The radical Islamic Taliban in Afghanistan, who are struggling for international recognition, will be allowing girls to attend secondary schools next week at the start of the new school year.

"All schools will be opened to all boys and girls," Kabul Education Ministry spokesman Asis Ahmad Rajan told Reuters on Thursday.

However, girls should only be taught separately from boys and only by female teachers.

In rural areas with few teaching staff, older teachers could, exceptionally, also take over the teaching of the girls.

Access to education for girls and women is one of the key demands of the international community to the Taliban, who took over the government last August after years of fighting.

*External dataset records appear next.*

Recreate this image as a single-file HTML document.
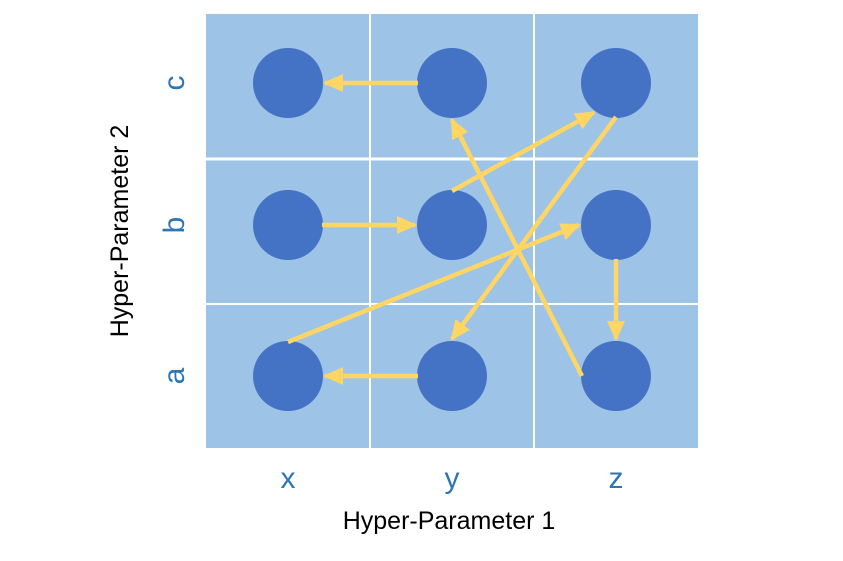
<!DOCTYPE html>
<html><head><meta charset="utf-8"><style>
body{margin:0;background:#fff;width:843px;height:556px;overflow:hidden;font-family:"Liberation Sans",sans-serif}
</style></head><body>
<svg id="chart" width="843" height="556" xmlns="http://www.w3.org/2000/svg">
<defs><marker id="ah" markerWidth="4.5" markerHeight="4" refX="4" refY="2" orient="auto" markerUnits="strokeWidth"><path d="M0,0 L4.5,2 L0,4 Z" fill="#FFD663"/></marker></defs>
</svg>
<script>
const xCats=['x','y','z'];
const yCats=['a','b','c'];
// points as [xIndex, yIndex]
const points=[[0,0],[1,0],[2,0],[0,1],[1,1],[2,1],[0,2],[1,2],[2,2]];
// arrows: [fromX, fromY, toX, toY]
const arrows=[[1,2,0,2],[0,1,1,1],[1,1,2,2],[2,2,1,0],[0,0,2,1],[2,0,1,2],[2,1,2,0],[1,0,0,0]];
// attach sides on circles for each arrow: [startSide, endSide]
const sides=[['left','right'],['right','left'],['top','bl'],['bottom','top'],['top','left'],['left','bottom'],['bottom','top'],['left','right']];
const svg=document.getElementById('chart');
const NS='http://www.w3.org/2000/svg';
const L=206,R=698,T=14,B=448;
function cx(i){return [288,452,616][i];}
function cy(j){return [376,225,83][j];}
const dirs={left:[-1,0],right:[1,0],top:[0,-1],bottom:[0,1],bl:[-0.6,0.8]};
function mk(t,a,p){const e=document.createElementNS(NS,t);for(const k in a)e.setAttribute(k,a[k]);(p||svg).appendChild(e);return e;}
const bg=mk('rect',{x:L,y:T,width:R-L,height:B-T,fill:'#9DC3E6'});


[370,534].forEach(x=>{const l=mk('line',{x1:x,x2:x,y1:T,y2:B,stroke:'#fff','stroke-width':2});});
[[159,3],[304,2]].forEach(([y,w])=>{const l=mk('line',{x1:L,x2:R,y1:y,y2:y,stroke:'#fff','stroke-width':w});});
points.forEach(p=>{const c=mk('circle',{cx:cx(p[0]),cy:cy(p[1]),r:35,fill:'#4472C4'});

});
arrows.forEach((a,i)=>{
  const ds=dirs[sides[i][0]],de=dirs[sides[i][1]];
  const x1=cx(a[0])+ds[0]*34,y1=cy(a[1])+ds[1]*34;
  const x2=cx(a[2])+de[0]*37,y2=cy(a[3])+de[1]*37;
  const l=mk('line',{x1:x1,y1:y1,x2:x2,y2:y2,stroke:'#FFD663','stroke-width':4.5,'marker-end':'url(#ah)'});
  
  
});
xCats.forEach((c,i)=>{const t=mk('text',{x:cx(i),y:488,'text-anchor':'middle','font-size':30,fill:'#2E75B6'});t.textContent=c;
});
yCats.forEach((c,j)=>{const t=mk('text',{x:0,y:0,'text-anchor':'middle','font-size':30,fill:'#2E75B6',transform:`translate(184,${cy(j)}) rotate(-90)`});t.textContent=c;
});
const xt=mk('text',{x:449,y:529,'text-anchor':'middle','font-size':25,fill:'#000'});xt.textContent='Hyper-Parameter 1';

const yt=mk('text',{x:0,y:0,'text-anchor':'middle','font-size':25,fill:'#000',transform:'translate(128,231) rotate(-90)'});yt.textContent='Hyper-Parameter 2';

</script>
</body></html>
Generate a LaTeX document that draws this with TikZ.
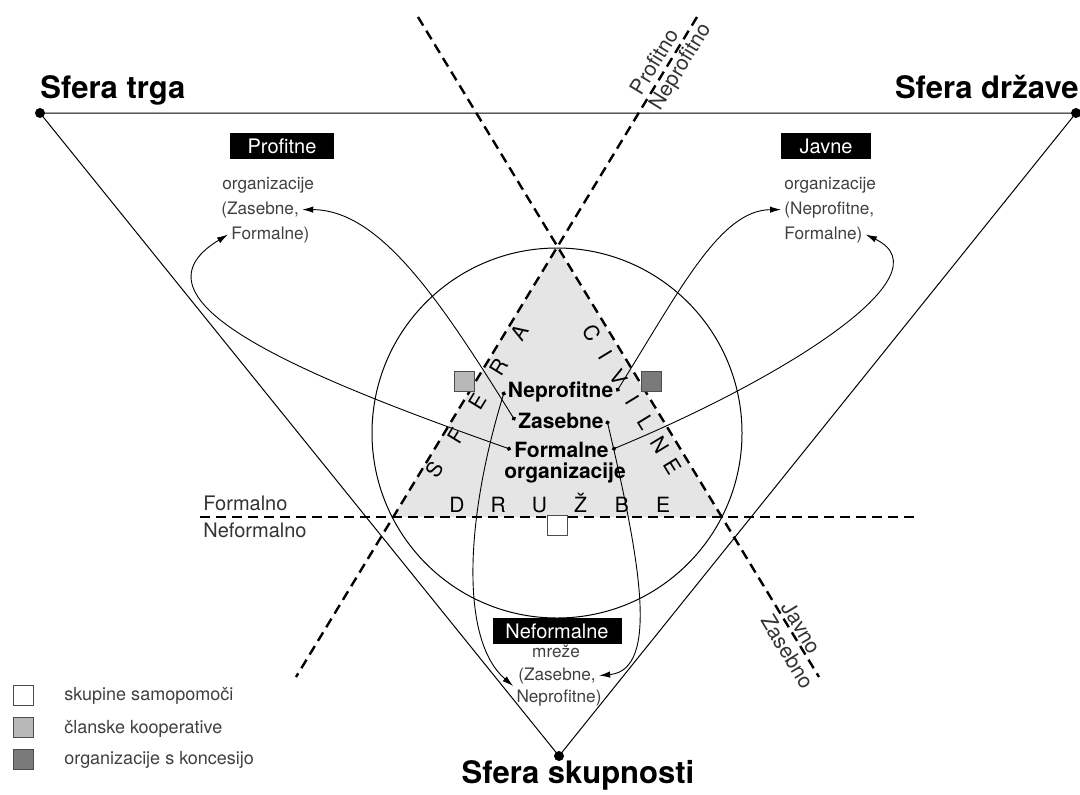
\documentclass[tikz,border=0pt]{standalone}
\usepackage{fontspec}
\setmainfont{TeX Gyre Heros}
\usetikzlibrary{arrows.meta}

\begin{document}
\begin{tikzpicture}[x=0.5pt,y=0.5pt,
  sfera/.style={inner sep=0pt,font=\fontsize{15.5}{18}\selectfont\bfseries},
  blackbox/.style={fill=black,text=white,inner sep=0pt,minimum height=13pt,font=\fontsize{10}{12}\selectfont},
  small/.style={inner sep=1.5pt,text=black!75,font=\fontsize{8.6}{10}\selectfont},
  centre/.style={inner sep=1.5pt,font=\fontsize{10.5}{12}\selectfont\bfseries},
  letter/.style={inner sep=0pt,font=\fontsize{10.5}{12}\selectfont},
  axis/.style={inner sep=0pt,text=black!80,font=\fontsize{10}{12}\selectfont},
  thinline/.style={line width=0.5pt},
  bigdash/.style={line width=1.2pt,dash pattern=on 5pt off 3pt},
  flow/.style={line width=0.45pt,{Circle[length=2.2pt]}-{Latex[length=5.5pt,width=3.2pt]}},
  sq/.style={draw=black!70,line width=0.5pt,minimum size=10pt,inner sep=0pt}]
\useasboundingbox (0,0) rectangle (1080,-794);

% corners
\coordinate (trg) at (40,-113);
\coordinate (drz) at (1076,-113);
\coordinate (sku) at (559,-756);
\coordinate (apex) at (557,-248);
\coordinate (tl) at (393,-517);
\coordinate (tr) at (721,-517);

% civil society triangle and circle
\fill[black!10] (apex) -- (tl) -- (tr) -- cycle;
\draw[thinline] (557,-433) circle (185);
\draw[thinline] (trg) -- (drz) -- (sku) -- cycle;
\fill (trg) circle (5);
\fill (drz) circle (5);
\fill (sku) circle (5);

% dividing lines
\coordinate (jz1) at (418,-17);
\coordinate (jz2) at (819,-677);
\coordinate (pn1) at (697,-17);
\coordinate (pn2) at (296,-677);
\coordinate (fn1) at (200,-517);
\coordinate (fn2) at (918,-517);
\draw[bigdash] (jz1) -- (jz2);
\draw[bigdash] (pn1) -- (pn2);
\draw[bigdash] (fn1) -- (fn2);

\node[axis,font=\fontsize{10.5}{12}\selectfont,rotate=58.6,anchor=south,inner sep=2.7pt] (lprof) at (666,-68.8) {Profitno};
\node[axis,font=\fontsize{10.5}{12}\selectfont,rotate=58.6,anchor=north,inner sep=1pt] (lnepr) at (671,-60.9) {Neprofitno};
\node[axis,font=\fontsize{10.5}{12}\selectfont,rotate=-58.6,anchor=south,inner sep=1.5pt] (ljav) at (792,-633.5) {Javno};
\node[axis,font=\fontsize{10.5}{12}\selectfont,rotate=-58.6,anchor=north,inner sep=2.5pt] (lzas) at (799,-645) {Zasebno};
\node[axis,anchor=base west] (lfor) at (203,-510) {Formalno};
\node[axis,anchor=base west] (lnef) at (203,-537) {Neformalno};

% spheres
\node[sfera,anchor=base west] (ltrg) at (40,-98) {Sfera trga};
\node[sfera,anchor=base east] (ldrz) at (1079,-98) {Sfera države};
\node[sfera,anchor=base] (lsku) at (578,-783) {Sfera skupnosti};

% organisation types
\node[blackbox,minimum width=52pt] (prof) at (282,-146) {Profitne};
\node[small,anchor=base west] (porg) at (219,-189) {organizacije};
\node[small,anchor=base west] (pzas) at (218,-214) {(Zasebne,};
\node[small,anchor=base west] (pfor) at (228,-239) {Formalne)};

\node[blackbox,minimum width=45pt] (javn) at (826,-146) {Javne};
\node[small,anchor=base west] (jorg) at (781,-189) {organizacije};
\node[small,anchor=base west] (jnep) at (781,-214) {(Neprofitne,};
\node[small,anchor=base west] (jfor) at (781,-239) {Formalne)};

\node[blackbox,minimum width=64.5pt] (nefo) at (557,-631) {Neformalne};
\node[small,anchor=base] (nmre) at (556,-657) {mreže};
\node[small,anchor=base] (nzas) at (557,-680) {(Zasebne,};
\node[small,anchor=base] (nnep) at (559,-702) {Neprofitne)};

% centre
\node[centre,anchor=base] (cnep) at (560.5,-397) {Neprofitne};
\node[centre,anchor=base] (czas) at (561,-428) {Zasebne};
\node[centre,anchor=base] (cfor) at (561.5,-457) {Formalne};
\node[centre,anchor=base] (corg) at (565,-478) {organizacije};

\foreach \l [count=\i from 0] in {S,F,E,R,A}
  \node[letter,rotate=58.6] (sf\i) at ({435+21.25*\i},{-470+34.25*\i}) {\l};
\foreach \l [count=\i from 0] in {C,I,V,I,L,N,E}
  \node[letter,rotate=-58.6] (cv\i) at ({592+13.5*\i},{-333-22.3*\i}) {\l};
\foreach \l [count=\i from 0] in {D,R,U,Ž,B,E}
  \node[letter,anchor=base] (dr\i) at ({457+41.2*\i},-512) {\l};

% flows
\draw[flow] (czas.west) .. controls (440,-300) and (380,-210) .. (pzas.east);
\draw[flow] (cfor.west) .. controls (300,-375) and (120,-300) .. (pfor.west);
\draw[flow] (cfor.east) .. controls (780,-380) and (950,-275) .. (jfor.east);
\draw[flow] (cnep.east) .. controls (680,-290) and (720,-210) .. (jnep.west);
\draw[flow] (cnep.west) .. controls (465,-520) and (460,-640) .. (nnep.north west);
\draw[flow] (czas.east) .. controls (640,-560) and (660,-670) .. (nzas.east);

% kinds of organisations
\node[sq,fill=black!28] (kop) at (464,-381.5) {};
\node[sq,fill=black!52] (kon) at (651.5,-381.5) {};
\node[sq,fill=white] (sam) at (557,-525) {};

% legend
\node[sq,fill=white] (lg1) at (23,-695.5) {};
\node[sq,fill=black!28] (lg2) at (23,-727.5) {};
\node[sq,fill=black!52] (lg3) at (23,-759) {};
\node[small,inner sep=0pt,font=\fontsize{9}{11}\selectfont,anchor=base west] (lt1) at (64,-700) {skupine samopomoči};
\node[small,inner sep=0pt,font=\fontsize{9}{11}\selectfont,anchor=base west] (lt2) at (64,-733) {članske kooperative};
\node[small,inner sep=0pt,font=\fontsize{9}{11}\selectfont,anchor=base west] (lt3) at (64,-764) {organizacije s koncesijo};
\end{tikzpicture}
\end{document}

Most countries do not recognize the new rulers and justify this, among other things, with the position of women in a fundamentalist Islamist society.

During their first rule from 1996 to 2001, the Taliban excluded women from education and almost all jobs.

The Taliban want to go back to governing the country according to their interpretation of Islamic law.

At the same time, they depend on billions in aid from the West to fight widespread poverty and hunger.

The aid was largely discontinued last year.

Women in Afghanistan have reported in recent months that they are often denied participation in public life.

In several cases, those affected had to give up their jobs.

Women's rights director Heather Barr at Human Rights Watch warned that the reopening of schools for girls is not necessarily an indication of respect for women's rights.